Hewitt garantiu serem "normais dentro da estrutura europeia" este tipo de investigações conjuntas e referiu lembrar-se de "três ou quatro exemplos" no Reino Unido, entre a polícia britânica e forças policiais estrangeiras. Ainda assim, Martin Hewitt, que é responsável pela divisão de Crime Organizado e Operações, disse estar "optimista" e espera uma resposta positiva às três cartas rogatórias com pedidos para diligências e para agentes britânicos acompanharem os polícias portuguesas nestas acções. As cartas foram enviadas para Portugal entre Outubro e Fevereiro à Procuradoria-Geral da República, que remete os documentos ao procurador titular do caso que decide a realização ou não das diligências pedidas.

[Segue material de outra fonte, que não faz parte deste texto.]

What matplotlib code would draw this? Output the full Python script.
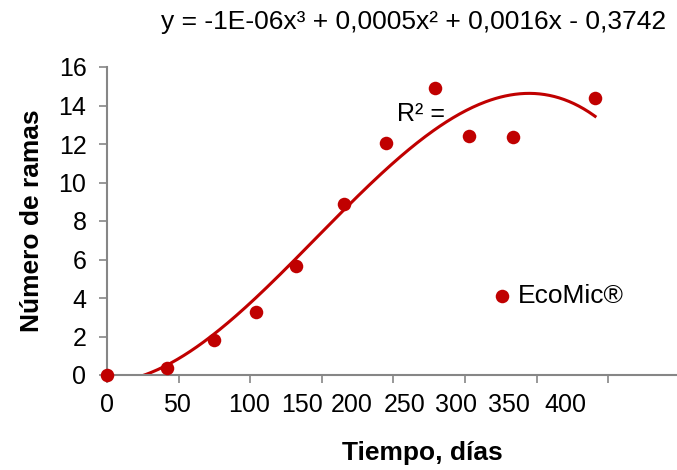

Hewitt, que em Março se manifestou "frustrado" com a lentidão do processo, adiantou ter a noção de que alguns pedidos serão recusados, mas que estes "não são fatais" para a investigação. "Estou cautelosamente optimista em conseguir avançar com as linhas de investigação em Portugal. Estou confiante de que até ao final da semana teremos uma resposta escrita e que a maior parte dos pedidos serão aceites", adiantou. O vice comissário adjunto explicou que, após a formalização desde deferimento, será iniciado o planeamento e calendarização das diligências.

Ingleses gastaram mais de 6 milhões de euros
A investigação britânica começou em 2011, na sequência de um apelo público dos pais de Madeleine McCann, ao primeiro-ministro britânico, David Cameron, para lançar uma revisão "independente, transparente e completa" de toda a informação relativa ao desaparecimento da filha. A 12 de Maio de 2011, a ministra do Interior, Theresa May, com o apoio de Cameron, pediu à Polícia Metropolitana para iniciar uma revisão ao caso, invocando o "elevado interesse público" e "dimensão internacional".

Em Abril de 2012 a polícia britânica deu conta dos primeiros resultados da investigação, ao identificar "195 novas oportunidades de investigação" e a 4 de Junho anunciou a abertura de um inquérito formal. Em Junho do ano passado o diário Telegraph  noticiava que os dois anos de investigação tinham custado à Scotlad Yard cinco milhões de libras (cerca de seis milhões de euros). 

Madeleine McCann desapareceu poucos dias antes de fazer quatro anos, a 3 de Maio de 2007, do quarto onde dormia juntamente com os dois irmãos gémeos, mais novos, num apartamento de um aldeamento turístico na Praia da Luz, no Algarve.